Os ataques dos Estados Unidos às bases de enriquecimento de urânio iranianas de Fordo, Natanz e Isfahan constituem um momento importante, quiçá de rutura, na avaliação de forças no Médio Oriente. E, talvez mais importante, é o regresso da dissuasão e o abandono da famigerada desescalada, uma das principais responsáveis por se ter chegado a um ponto tão crítico.
Os EUA, que desde Barack Obama adotaram uma postura diplomática para com o Irão em matérias de não-proliferação nuclear, sob a alçada de Donald Trump, resgataram a ideia da paz pela força. Pode parecer uma doutrina inerentemente negativa, mas não é. É uma doutrina milenar, uma constante ao longo da história das relações internacionais e um dos mecanismos mais eficazes de evitar conflitos armados. Os próprios pais fundadores americanos foram seus patrocinadores.
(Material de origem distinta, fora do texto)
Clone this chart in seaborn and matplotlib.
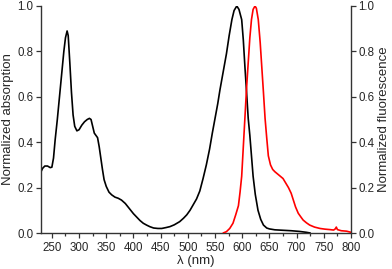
import matplotlib
matplotlib.use("Agg")
import matplotlib.pyplot as plt
import seaborn as sns
import pandas as pd
from matplotlib.ticker import MultipleLocator

abs_wl = [230, 233, 237, 242, 247, 250, 253, 256, 260, 264, 268, 272, 275, 278, 280, 283, 286, 289, 292, 296,
          300, 305, 310, 315, 319, 322, 325, 328, 331, 334, 337, 340, 343, 346, 350, 355, 360, 366, 372, 378,
          385, 390, 395, 400, 406, 412, 418, 424, 430, 437, 445, 452, 460, 467, 475, 485, 492, 498, 504, 510,
          516, 522, 528, 534, 540, 545, 550, 555, 559, 565, 571, 576, 581, 585, 590, 594, 599, 602, 605, 608,
          611, 614, 617, 620, 624, 629, 634, 639, 645, 650, 660, 675, 690, 705, 718, 725]
abs_val = [0.27, 0.285, 0.295, 0.295, 0.288, 0.29, 0.33, 0.41, 0.50, 0.60, 0.70, 0.80, 0.86, 0.89, 0.87, 0.75, 0.62, 0.52, 0.47, 0.45,
           0.455, 0.475, 0.49, 0.50, 0.505, 0.50, 0.47, 0.44, 0.43, 0.42, 0.38, 0.33, 0.28, 0.235, 0.205, 0.18, 0.168, 0.158, 0.153, 0.145,
           0.13, 0.115, 0.10, 0.085, 0.07, 0.055, 0.043, 0.035, 0.028, 0.022, 0.02, 0.02, 0.024, 0.028, 0.036, 0.05, 0.065, 0.08, 0.10, 0.125,
           0.15, 0.185, 0.24, 0.30, 0.37, 0.44, 0.505, 0.57, 0.63, 0.71, 0.79, 0.87, 0.94, 0.98, 1.0, 0.985, 0.94, 0.85, 0.73, 0.62,
           0.505, 0.43, 0.34, 0.25, 0.17, 0.10, 0.06, 0.035, 0.022, 0.018, 0.014, 0.012, 0.01, 0.007, 0.003, 0.0]

fl_wl = [565, 571, 577, 583, 588, 593, 596, 599, 602, 605, 608, 611, 614, 617, 620, 623.5, 626, 629.5, 633, 636,
         639, 642, 645, 648, 652, 656, 660, 665, 670, 675, 680, 685, 690, 694, 698, 703, 708, 712, 718, 724,
         733, 743, 752, 761, 768, 771, 773, 775, 782, 792, 800]
fl_val = [0.0, 0.006, 0.02, 0.043, 0.08, 0.12, 0.18, 0.25, 0.38, 0.51, 0.64, 0.75, 0.86, 0.94, 0.985, 1.0, 0.99, 0.94, 0.84, 0.73,
          0.62, 0.505, 0.42, 0.34, 0.30, 0.28, 0.27, 0.26, 0.25, 0.24, 0.22, 0.20, 0.175, 0.145, 0.115, 0.087, 0.07, 0.057, 0.045, 0.035,
          0.026, 0.02, 0.017, 0.015, 0.013, 0.018, 0.026, 0.015, 0.01, 0.008, 0.003]

x_ticks = [250, 300, 350, 400, 450, 500, 550, 600, 650, 700, 750, 800]
y_ticks = [0.0, 0.2, 0.4, 0.6, 0.8, 1.0]

sns.set_style("ticks")
plt.rcParams["font.family"] = ["Liberation Sans", "DejaVu Sans"]
plt.rcParams["xtick.direction"] = "out"
plt.rcParams["ytick.direction"] = "out"

fig = plt.figure(figsize=(3.92, 2.69), dpi=100)
ax = fig.add_axes([41/392, 36/269, 310/392, 227/269])
ax2 = ax.twinx()

df_abs = pd.DataFrame({"wl": abs_wl, "val": abs_val})
df_fl = pd.DataFrame({"wl": fl_wl, "val": fl_val})
sns.lineplot(data=df_abs, x="wl", y="val", ax=ax, color="black", lw=1.2)
sns.lineplot(data=df_fl, x="wl", y="val", ax=ax2, color="#ff0000", lw=1.2)

for a in (ax, ax2):
    a.set_xlim(230, 800)
    a.set_ylim(0, 1.0)
    a.set_yticks(y_ticks)
    a.set_yticklabels([f"{t:.1f}" for t in y_ticks])
    a.spines["top"].set_visible(False)
    for s in a.spines.values():
        s.set_linewidth(1.0)
        s.set_color("#333333")
    a.tick_params(axis="both", labelsize=8.3, length=3.5, width=0.9, pad=2, color="#333333")

ax.spines["right"].set_visible(False)
ax2.spines["left"].set_visible(False)
ax2.spines["bottom"].set_visible(False)
ax2.spines["right"].set_visible(True)

ax.set_xticks(x_ticks)
ax.xaxis.set_minor_locator(MultipleLocator(25))
ax.tick_params(axis="x", which="major", pad=3)
ax.tick_params(axis="x", which="minor", length=2.2, width=0.9, color="#333333")

ax.set_xlabel("λ (nm)", fontsize=9.5, labelpad=1)
ax.set_ylabel("Normalized absorption", fontsize=9.5, labelpad=2.5)
ax2.set_ylabel("Normalized fluorescence", fontsize=9.5, labelpad=2.5)

fig.savefig("out.png", dpi=100)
É evidente que um Estado pária como é o Irão desde a revolução de 1979, que apela à destruição de Israel e que certamente o faria caso tivesse oportunidade e capacidade, não pode atingir o estatuto de potência nuclear. E até porque um arsenal nuclear é uma das vias pelas quais os regimes tirânicos se perpetuam, algo que não seria nem favorável para a estabilidade da região nem para o próprio povo iraniano, em particular as mulheres, que é vítima de opressão e vê as suas liberdades serem grosseiramente atropeladas de forma sistemática. A este respeito, o caso da Coreia do Norte é paradigmático. Trata-se de uma análise relativamente simples, mas que foge à compreensão dos marxistas, da esquerda Foucault, e da hard right antissemita – uma aliança que, diga-se, foge à circunscrição da ortodoxia.
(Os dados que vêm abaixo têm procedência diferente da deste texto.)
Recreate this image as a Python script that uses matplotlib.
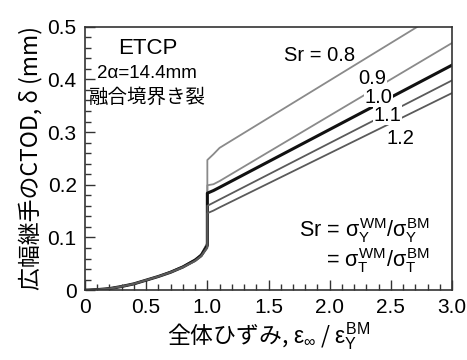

O que já não é tão simples é conseguir prever o resultado, ou resultados, de um jogo extremamente complexo como este. Os Estados Unidos, único país com capacidade para realizar um ataque daquela natureza, atingiram as bases nevrálgicas do desenvolvimento nuclear iraniano, sim. Mas terá sido um ataque assim tão bem-sucedido? Não sabemos. Não há certezas quanto aos danos causados pelos bombardeamentos, mas há algumas pistas que apontam para o facto de o urânio enriquecido continuar nas mãos do regime do aiatolá. As palavras de Rafael Grossi, o chefe da vigilância nuclear da ONU, quando disse que o Irão comunicou à Agência Internacional de Energia Atómica que iriam tomar “medidas especiais” para proteger o equipamento nuclear, são um exemplo disso: “Não entraram em pormenores sobre o que isso significava, mas era claramente esse o significado implícito, pelo que podemos imaginar que esse material existe”, disse, citado pela Reuters.
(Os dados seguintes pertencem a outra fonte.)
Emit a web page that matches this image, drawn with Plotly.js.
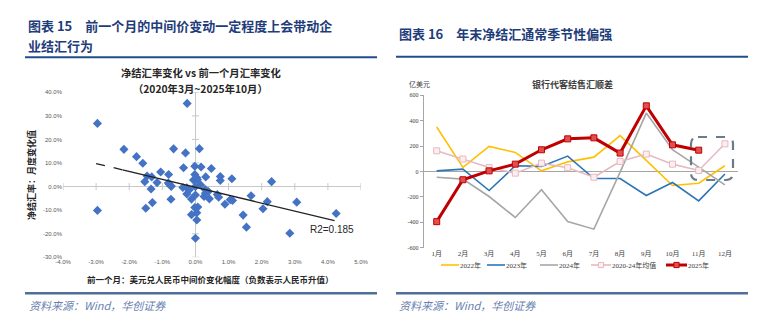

Por isto, o facto de ser altamente provável que o equipamento nuclear tenha sido prontamente deslocado após o início dos bombardeamentos de Israel indica que o assunto está longe de ser resolvido. A parte positiva é que a paz pela força regressou à Casa Branca e Trump mostrou que Robert Armstrong, do Financial Times, estava errado quando cunhou o acrónimo TACO, que significa “Trump Always Chickens Out”, ou, em português, “Trump acobarda-se sempre”. Se há muito para criticar nestes primeiros meses de segundo mandato, o que fiz com alguma regularidade, também há que reconhecer que foi Trump que acordou a Europa para aumentar os gastos em defesa e que adotou uma linha dura, mas necessária, com o regime iraniano. Tem sido alvo de críticas pela esquerda e por uma parte do seu próprio eleitorado, os conservadores que mantêm presentes os fracassos do neo-conservadorismo de George W. Bush. Independentemente disso, neste caso, Trump decidiu bem ao tentar aniquilar o programa nuclear iraniano. Veremos o que segue.